実はたまき、恋愛経験は殆どなくそっち方面に関しては完全なるビギナー。
対する原田はざっくばらんで怖いもの知らず、掴みどころのないこれまた今どき男子。 ただ恋愛経験はかなり豊富で元カノの話題が出た際も湯水のように女性の名前が湧いて出るといった入れ食い状態。
経験で言えばたまきのかなり先をひた走る、恋愛マスター。そんな彼は1巻の序盤で付き合っていた彼女にフラれてフリーになります。
恋愛初心者と上級者の恋。最初は中々ベクトルが噛み合いません。何と言ってもたまきは惚れっぽいので原田が入社してからも同じビルに入っている歯医者さんや通っているパソコン教室の先生、中学時代の元カレなどにフラフラします。
原田は原田で、社内恋愛をする気がなくたまきのこともそういう対象とは思っていないため、彼女を意識して好きだと自覚するまでにかなりの時間を費やす始末。
その間、お疲れ会や、飲み、社員旅行、食事会、飲み、親睦会、飲み会、懇親会……何だか飲み会の多い会社ですが、そんな酒の席で酔ったたまきの面倒を見るのは毎回原田、ほぼルーティーンワークのようになっており、いつも自宅まで送り届けるのでたまきの祖父母とも顔見知りになります。
そして徐々に距離が近づき、一緒にいることに心地良さを感じ始める二人。
お互い意識するようになってからも「好き」という気持ちを中々認めてくれないので、当然二人の仲は進展しません。
外から見ていたら両想いだって手に取るようにわかるのに!
ああ、ヤキモキする!!
という思いを1巻の終盤あたりから最終巻である3巻まで持ち続けるのは大変でしたが、3巻の中盤以降から想いを自覚した原田が積極的に頑張ってくれたので、その甲斐あって二人は無事結ばれました。
付き合う前の段階でのお互い意識し合って照れまくる様子や、お付き合いを始めた後のデレデレ感が堪らなく可愛い! 第3巻……必見です!!
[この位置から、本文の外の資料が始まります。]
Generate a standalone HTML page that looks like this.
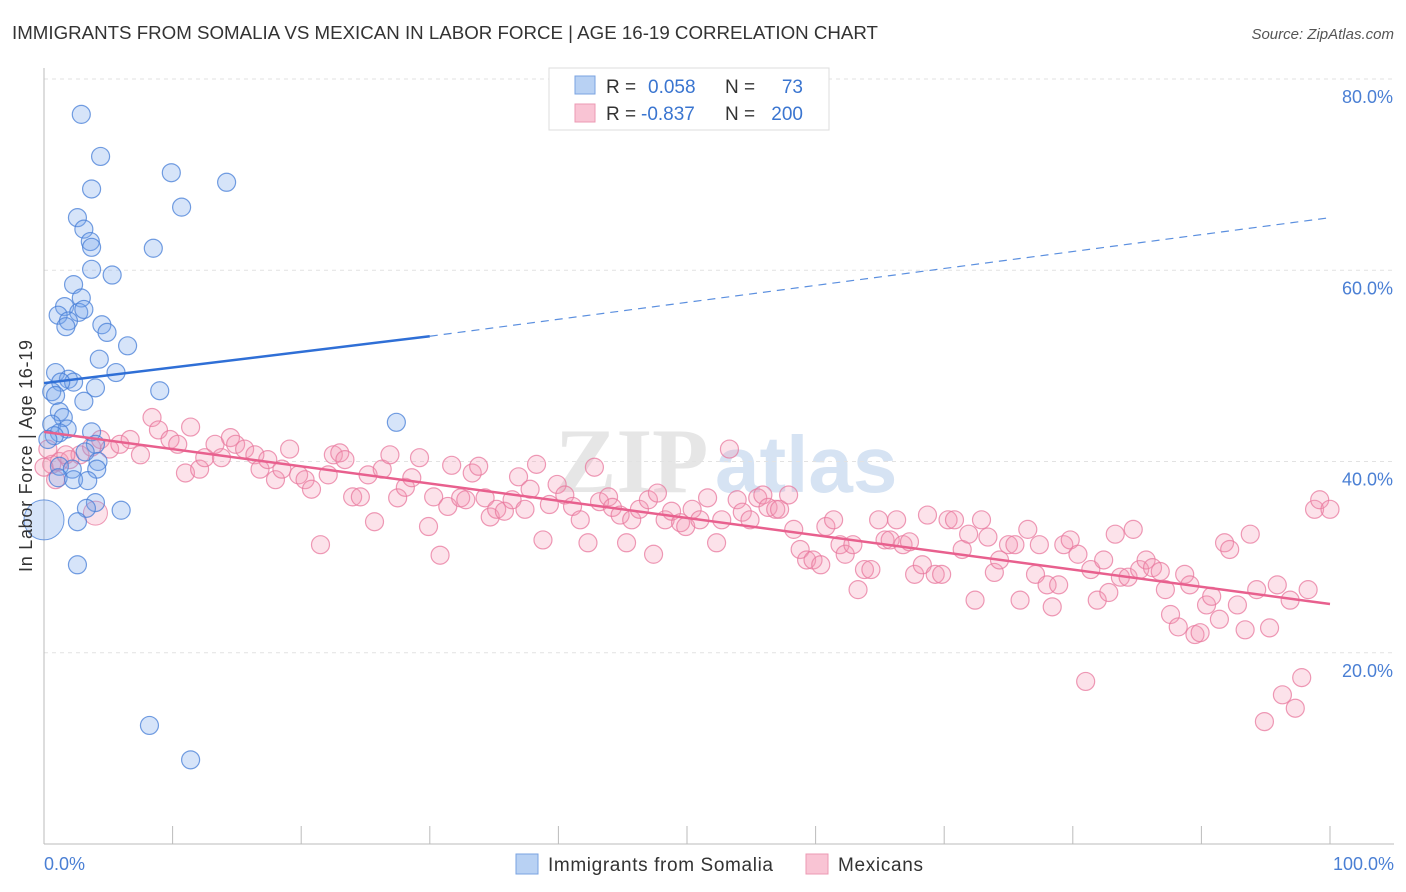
<!DOCTYPE html>
<html><head><meta charset="utf-8"><style>
body{margin:0;background:#fff;font-family:"Liberation Sans",sans-serif;}
svg{display:block}
</style></head><body>
<svg id="chart" width="1406" height="892">
<text x="12" y="39" font-size="18" fill="#333" textLength="866" lengthAdjust="spacingAndGlyphs">IMMIGRANTS FROM SOMALIA VS MEXICAN IN LABOR FORCE | AGE 16-19 CORRELATION CHART</text>
<text x="1394" y="39" font-size="15" fill="#555" font-style="italic" text-anchor="end">Source: ZipAtlas.com</text>
<g>
<text x="555" y="492" font-size="92" fill="#e6e6e6" font-family="Liberation Serif,serif" font-weight="bold">ZIP</text>
<text x="715" y="492" font-size="80" fill="#d6e3f3" font-weight="bold">atlas</text>
</g>
<g id="grid"></g>
<g id="axes"></g>
<g id="pts"></g>
<g id="lines"></g>
<text x="32" y="456" font-size="18" fill="#333" text-anchor="middle" textLength="232" transform="rotate(-90 32 456)">In Labor Force | Age 16-19</text>
<text x="44" y="870" font-size="18" fill="#4a7fd4">0.0%</text>
<text x="1394" y="870" font-size="18" fill="#4a7fd4" text-anchor="end">100.0%</text>
<g>
<rect x="549" y="68" width="280" height="62" fill="#fff" stroke="#ddd"/>
<rect x="575" y="76" width="20" height="18" fill="#b8d1f3" stroke="#7aa3e0"/>
<rect x="575" y="104" width="20" height="18" fill="#f9c4d4" stroke="#ec9ab3"/>
<text x="606" y="93" font-size="19" fill="#333">R =</text>
<text x="648" y="93" font-size="19" fill="#3a75d0">0.058</text>
<text x="725" y="93" font-size="19" fill="#333">N =</text>
<text x="803" y="93" font-size="19" fill="#3a75d0" text-anchor="end">73</text>
<text x="606" y="120" font-size="19" fill="#333">R =</text>
<text x="641" y="120" font-size="19" fill="#3a75d0">-0.837</text>
<text x="725" y="120" font-size="19" fill="#333">N =</text>
<text x="803" y="120" font-size="19" fill="#3a75d0" text-anchor="end">200</text>
</g>
<g>
<rect x="516" y="854" width="22" height="20" fill="#b8d1f3" stroke="#7aa3e0"/>
<text x="548" y="871" font-size="19" fill="#333" textLength="225">Immigrants from Somalia</text>
<rect x="806" y="854" width="22" height="20" fill="#f9c4d4" stroke="#ec9ab3"/>
<text x="838" y="871" font-size="19" fill="#333" textLength="85">Mexicans</text>
</g>
</svg>
<script>
const yTicks=[20,40,60,80];
const yTickLabels=["20.0%","40.0%","60.0%","80.0%"];
const xTicks=[0,10,20,30,40,50,60,70,80,90,100];
const somaliaX=[2.9,4.4,9.9,14.2,3.7,10.7,2.6,3.1,3.6,3.7,8.5,3.7,5.3,2.3,1.6,2.9,1.1,2.7,3.1,1.9,1.7,4.5,4.9,6.5,4.3,5.6,0.9,1.9,2.3,1.3,9.0,4.0,0.6,0.9,3.1,1.2,1.5,27.4,0.6,3.7,1.8,1.2,0.8,0.3,4.0,3.2,4.2,1.2,2.2,4.1,1.1,2.3,3.4,4.0,3.3,6.0,2.6,2.6,8.2,11.4];
const somaliaY=[76.3,71.9,70.2,69.2,68.5,66.6,65.5,64.3,63.0,62.4,62.3,60.1,59.5,58.5,56.2,57.1,55.3,55.6,55.9,54.7,54.1,54.3,53.5,52.1,50.7,49.3,49.3,48.6,48.3,48.3,47.4,47.7,47.3,46.9,46.3,45.2,44.6,44.1,43.9,43.1,43.4,43.0,42.7,42.3,41.8,41.0,40.0,39.5,39.2,39.2,38.3,38.1,38.0,35.7,35.1,34.9,33.7,29.2,12.4,8.8];
const mexX=[0.6,1.2,2.0,2.8,3.7,4.4,5.1,5.9,6.7,7.5,8.4,8.9,9.8,10.4,11.0,11.4,12.1,12.5,13.3,13.8,14.5,14.9,15.6,16.4,16.8,17.4,18.0,18.5,19.1,19.8,20.3,20.8,21.5,22.1,22.5,23.0,23.4,24.0,24.6,25.2,25.7,26.3,26.9,27.5,28.1,28.6,29.2,29.9,30.3,30.8,31.4,31.7,32.4,32.8,33.3,33.8,34.3,34.7,35.2,35.8,36.4,36.9,37.4,37.8,38.3,38.8,39.3,39.9,40.5,41.1,41.7,42.3,42.8,43.2,43.9,44.2,44.8,45.3,45.7,46.3,47.0,47.4,47.7,48.3,48.8,49.5,49.9,50.4,51.0,51.6,52.3,52.7,53.3,53.9,54.3,54.9,55.5,55.9,56.3,56.9,57.2,57.9,58.3,58.8,59.3,59.8,60.4,60.8,61.4,61.9,62.3,62.9,63.3,63.8,64.3,64.9,65.4,65.8,66.3,66.8,67.3,67.7,68.3,68.7,69.3,69.8,70.3,70.8,71.4,71.9,72.4,72.9,73.4,73.9,74.3,75.0,75.5,75.9,76.5,77.1,77.4,78.0,78.4,78.9,79.3,79.8,80.4,81.0,81.4,81.9,82.4,82.8,83.3,83.7,84.3,84.7,85.2,85.7,86.2,86.8,87.2,87.6,88.2,88.7,89.1,89.5,89.9,90.4,90.8,91.4,91.8,92.2,92.8,93.4,93.8,94.3,94.9,95.3,95.9,96.3,96.9,97.3,97.8,98.3,98.8,99.2,100,0,0.3,0.9,1.7];
const mexY=[39.7,40.0,40.2,40.7,41.5,42.3,41.3,41.8,42.3,40.7,44.6,43.3,42.3,41.8,38.8,43.6,39.2,40.4,41.8,40.4,42.5,41.8,41.3,40.7,39.2,40.2,38.1,39.2,41.3,38.6,38.1,37.1,31.3,38.6,40.7,40.9,40.2,36.3,36.3,38.6,33.7,39.2,40.7,36.2,37.3,38.3,40.4,33.2,36.3,30.2,35.3,39.6,36.2,36.0,38.8,39.5,36.2,34.2,35.0,34.8,36.0,38.4,35.0,37.1,39.7,31.8,35.5,37.6,36.5,35.3,33.9,31.5,39.4,35.8,36.3,35.2,34.4,31.5,33.9,35.0,36.0,30.3,36.7,33.9,34.8,33.6,33.2,35.0,33.9,36.2,31.5,33.9,41.3,36.0,34.7,33.9,36.2,36.5,35.2,35.0,35.0,36.5,32.9,30.8,29.7,29.7,29.2,33.2,33.9,31.3,30.3,31.3,26.6,28.7,28.7,33.9,31.8,31.8,33.9,31.3,31.6,28.2,29.2,34.4,28.2,28.2,33.9,33.9,30.8,32.4,25.5,33.9,32.1,28.4,29.7,31.3,31.3,25.5,32.9,28.2,31.3,27.1,24.8,27.1,31.3,31.8,30.3,17.0,28.7,25.5,29.7,26.3,32.4,27.9,27.9,32.9,28.7,29.7,28.9,28.5,26.6,24.0,22.7,28.2,27.1,21.9,22.1,25.0,25.9,23.5,31.5,30.8,25.0,22.4,32.4,26.6,12.8,22.6,27.1,15.6,25.5,14.2,17.4,26.6,35.0,36.0,35.0,39.4,41.3,38.1,40.7];
const blueFit=[48.2,53.1,65.5]; // at x=0,30,100
const pinkFit=[43.1,25.1]; // at x=0,100

const NS="http://www.w3.org/2000/svg";
const X0=44,X1=1330,Y0=844,Y80=79;
const sx=v=>X0+(X1-X0)*v/100;
const sy=v=>Y0-(Y0-Y80)*v/80;
function mk(tag,attrs,parent){const e=document.createElementNS(NS,tag);for(const k in attrs)e.setAttribute(k,attrs[k]);parent.appendChild(e);return e;}
const grid=document.getElementById('grid'),axes=document.getElementById('axes'),pts=document.getElementById('pts'),lines=document.getElementById('lines');
yTicks.forEach((t,i)=>{
 const l=mk('line',{x1:X0,x2:1394,y1:sy(t),y2:sy(t),stroke:'#e2e2e2','stroke-dasharray':'4,4'},grid);
 
 
 const tx=mk('text',{x:1393,y:sy(t)+24,'font-size':18,fill:'#4a7fd4','text-anchor':'end'},grid);
 tx.textContent=yTickLabels[i];
 
 
});
const ya=mk('line',{x1:X0,x2:X0,y1:68,y2:Y0,stroke:'#bbb'},axes);


const xa=mk('line',{x1:X0,x2:1394,y1:Y0,y2:Y0,stroke:'#bbb'},axes);


xTicks.forEach(t=>{const k=mk('line',{x1:sx(t),x2:sx(t),y1:Y0,y2:Y0-18,stroke:'#bbb'},axes);
 
 });
mexX.forEach((x,i)=>{const c=mk('circle',{cx:sx(x),cy:sy(mexY[i]),r:9,fill:'rgba(244,150,180,0.28)',stroke:'rgba(232,120,158,0.75)','stroke-width':1.2},pts);
 
 });
const big=mk('circle',{cx:sx(4.0),cy:sy(34.6),r:12,fill:'rgba(244,150,180,0.28)',stroke:'rgba(232,120,158,0.75)'},pts);


somaliaX.forEach((x,i)=>{const c=mk('circle',{cx:sx(x),cy:sy(somaliaY[i]),r:9,fill:'rgba(120,165,235,0.3)',stroke:'rgba(70,125,215,0.75)','stroke-width':1.2},pts);
 
 });
const bb=mk('circle',{cx:sx(0),cy:sy(33.9),r:20,fill:'rgba(120,165,235,0.3)',stroke:'rgba(70,125,215,0.75)'},pts);


const b1=mk('line',{x1:sx(0),y1:sy(blueFit[0]),x2:sx(30),y2:sy(blueFit[1]),stroke:'#2f6fd6','stroke-width':2.5},lines);


const b2=mk('line',{x1:sx(30),y1:sy(blueFit[1]),x2:sx(100),y2:sy(blueFit[2]),stroke:'#5b8fdf','stroke-width':1.2,'stroke-dasharray':'8,6'},lines);


const p1=mk('line',{x1:sx(0),y1:sy(pinkFit[0]),x2:sx(100),y2:sy(pinkFit[1]),stroke:'#e8608e','stroke-width':2.5},lines);


</script>
</body></html>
そして良かった……3巻の最終話まで見て現状維持のままだったらどうしようかと思ったよ。
――ということで、『ベツ×バラ』の世界、いかがでしたでしょうか。
あ、そういえばタイトルの『ベツ×バラ』ですが、
ベツ→別所 ※たまき
バラ→原田
の意味なんだそうです。てっきり「甘いものは別腹」の「ベツバラ」だと思っていたよ……。